Texas State of Mind
A newly released Johnny Bush record and autobiography chronicle a performer whose achievements defy categorization

by Edd Hurt

In a 1979 live performance of his “From Tennessee to Texas,” Johnny Bush sang about his relationship to Nashville in a way that seemed to make his loyalties clear. “The people there were cold / Even in the heat of summer / They think anything from Texas / Is full of wind and sand,” Bush sang over a brisk shuffle. Yet the Houston native’s career has intersected with the Nashville music industry in fascinating ways, and raises questions about the nature of country music.
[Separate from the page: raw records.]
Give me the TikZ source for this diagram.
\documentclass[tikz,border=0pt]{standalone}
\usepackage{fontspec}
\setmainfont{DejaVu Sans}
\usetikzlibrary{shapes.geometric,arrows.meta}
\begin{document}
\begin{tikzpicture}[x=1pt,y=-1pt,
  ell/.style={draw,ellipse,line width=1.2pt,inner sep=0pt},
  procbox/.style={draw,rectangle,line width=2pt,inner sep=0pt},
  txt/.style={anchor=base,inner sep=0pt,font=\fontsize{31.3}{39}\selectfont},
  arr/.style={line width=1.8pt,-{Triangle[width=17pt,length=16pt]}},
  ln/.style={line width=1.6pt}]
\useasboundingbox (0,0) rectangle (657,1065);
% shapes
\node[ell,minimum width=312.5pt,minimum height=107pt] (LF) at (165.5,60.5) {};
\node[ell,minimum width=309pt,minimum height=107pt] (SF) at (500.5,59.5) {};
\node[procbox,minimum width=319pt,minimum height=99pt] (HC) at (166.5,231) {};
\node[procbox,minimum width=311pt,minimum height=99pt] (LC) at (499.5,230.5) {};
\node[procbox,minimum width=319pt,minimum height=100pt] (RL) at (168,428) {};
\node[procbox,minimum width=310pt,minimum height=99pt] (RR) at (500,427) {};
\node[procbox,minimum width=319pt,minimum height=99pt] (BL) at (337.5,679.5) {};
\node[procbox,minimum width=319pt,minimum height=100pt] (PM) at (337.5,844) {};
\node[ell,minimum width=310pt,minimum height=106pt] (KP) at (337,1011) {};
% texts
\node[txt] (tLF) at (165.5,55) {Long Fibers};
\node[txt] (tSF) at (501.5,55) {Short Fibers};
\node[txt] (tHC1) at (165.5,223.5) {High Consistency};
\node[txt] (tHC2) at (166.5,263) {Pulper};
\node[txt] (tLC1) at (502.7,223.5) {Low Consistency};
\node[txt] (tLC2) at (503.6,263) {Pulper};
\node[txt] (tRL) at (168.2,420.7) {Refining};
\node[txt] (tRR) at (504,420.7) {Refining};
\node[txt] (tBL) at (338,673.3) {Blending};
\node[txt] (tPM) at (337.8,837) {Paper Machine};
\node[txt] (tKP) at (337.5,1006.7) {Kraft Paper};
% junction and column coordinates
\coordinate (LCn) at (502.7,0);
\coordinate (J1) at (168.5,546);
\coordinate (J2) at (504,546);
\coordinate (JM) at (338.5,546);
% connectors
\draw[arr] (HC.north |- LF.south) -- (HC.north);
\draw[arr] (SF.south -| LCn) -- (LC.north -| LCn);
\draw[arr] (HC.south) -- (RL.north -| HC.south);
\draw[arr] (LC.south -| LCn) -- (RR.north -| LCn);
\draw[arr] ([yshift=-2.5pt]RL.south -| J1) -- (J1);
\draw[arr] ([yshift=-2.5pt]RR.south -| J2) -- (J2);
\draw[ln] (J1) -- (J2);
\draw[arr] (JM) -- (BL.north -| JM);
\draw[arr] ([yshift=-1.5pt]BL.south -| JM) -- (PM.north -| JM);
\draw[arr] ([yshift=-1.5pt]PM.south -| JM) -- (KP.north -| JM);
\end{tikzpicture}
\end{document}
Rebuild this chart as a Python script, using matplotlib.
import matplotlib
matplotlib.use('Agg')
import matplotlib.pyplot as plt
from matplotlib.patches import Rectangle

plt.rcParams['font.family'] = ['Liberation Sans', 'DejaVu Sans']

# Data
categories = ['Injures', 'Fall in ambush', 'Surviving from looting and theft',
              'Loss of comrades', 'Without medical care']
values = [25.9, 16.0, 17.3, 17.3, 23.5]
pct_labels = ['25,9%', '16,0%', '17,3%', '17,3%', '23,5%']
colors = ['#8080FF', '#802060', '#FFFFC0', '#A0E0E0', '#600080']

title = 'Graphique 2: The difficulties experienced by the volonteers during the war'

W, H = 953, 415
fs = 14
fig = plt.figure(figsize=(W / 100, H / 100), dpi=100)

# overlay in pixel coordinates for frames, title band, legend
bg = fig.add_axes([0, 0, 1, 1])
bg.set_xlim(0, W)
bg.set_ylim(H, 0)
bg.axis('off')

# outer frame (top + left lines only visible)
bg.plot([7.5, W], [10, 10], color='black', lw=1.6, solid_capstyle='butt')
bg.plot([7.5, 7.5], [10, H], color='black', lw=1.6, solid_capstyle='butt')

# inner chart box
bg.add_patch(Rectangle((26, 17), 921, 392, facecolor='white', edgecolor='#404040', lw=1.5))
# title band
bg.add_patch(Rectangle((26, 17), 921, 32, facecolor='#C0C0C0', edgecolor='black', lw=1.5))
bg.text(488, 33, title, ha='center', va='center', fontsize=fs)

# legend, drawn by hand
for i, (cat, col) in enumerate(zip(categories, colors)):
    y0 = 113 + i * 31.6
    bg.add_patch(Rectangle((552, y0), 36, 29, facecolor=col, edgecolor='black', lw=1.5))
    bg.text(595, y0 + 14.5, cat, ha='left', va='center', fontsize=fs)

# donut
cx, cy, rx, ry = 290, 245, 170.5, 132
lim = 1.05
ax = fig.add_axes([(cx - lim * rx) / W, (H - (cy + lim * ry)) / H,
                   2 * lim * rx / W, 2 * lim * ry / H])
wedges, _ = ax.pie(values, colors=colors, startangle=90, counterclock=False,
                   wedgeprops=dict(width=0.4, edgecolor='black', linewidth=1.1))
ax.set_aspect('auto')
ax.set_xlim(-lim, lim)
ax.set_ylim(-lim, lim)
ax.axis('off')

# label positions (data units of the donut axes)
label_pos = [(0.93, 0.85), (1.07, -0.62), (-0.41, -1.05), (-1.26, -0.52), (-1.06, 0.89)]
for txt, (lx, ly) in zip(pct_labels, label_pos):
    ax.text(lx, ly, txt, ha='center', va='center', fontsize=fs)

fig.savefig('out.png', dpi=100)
Bush’s new record, Kashmere Gardens Mud: A Tribute to Houston’s Country Soul, appears simultaneously with an autobiography, Whiskey River (Take My Mind): The True Story of Texas Honky-Tonk. Both clarify the career of a man known for his superb baritone and his struggles with spasmodic dysphonia, a neurological condition that caused Bush to lose his voice as he was achieving renown as the writer and singer of “Whiskey River,” one of country’s emblematic songs. Although he has never been forgotten by hardcore country fans and is beloved in Texas, Bush remains a figure whose achievements defy categorization.

Born John Bush Shinn III on Feb. 17, 1935, he changed his name at the suggestion of a Texas club owner. Bush grew up in a poor section of northeast Houston called Kashmere Gardens. “The area is still there,” Bush says, “and they still call it Kashmere Gardens. But the Kashmere Gardens that was there when I was growing up is no longer there. The streets are paved, there are sidewalks and it’s totally black now.”

KASHMERE GARDENS MUD: A TRIBUTE TO HOUSTON’S COUNTRY SOUL
Johnny Bush (Icehouse Music)

Bush absorbed the honky-tonk country of performers such as Lefty Frizzell and Floyd Tillman along with the rhythm-and-blues of Louis Jordan. “Oh, man, there was some black stations on at night,” Bush recalls. “And my uncle and I would get in there with the door closed so nobody would know it and listen to these stations. We were grooving on that.”

Playing tough Texas nightclubs, Bush learned to play drums and started singing professionally. He made his first record in 1958, and in 1963 began drumming in Ray Price’s renowned band, The Cherokee Cowboys. That fall, he moved to Nashville, where he experienced culture shock.

“I was a Cherokee Cowboy, the swingingest band in town,” Bush writes in Whiskey River. “I was used to Texas, where there were clubs and dance halls where you could hear a live band. You couldn’t hear anything in Nashville unless you went to [pedal-steel player] Buddy Emmons’ house. He’d call a bunch of guys over, and you’d have a jam session.”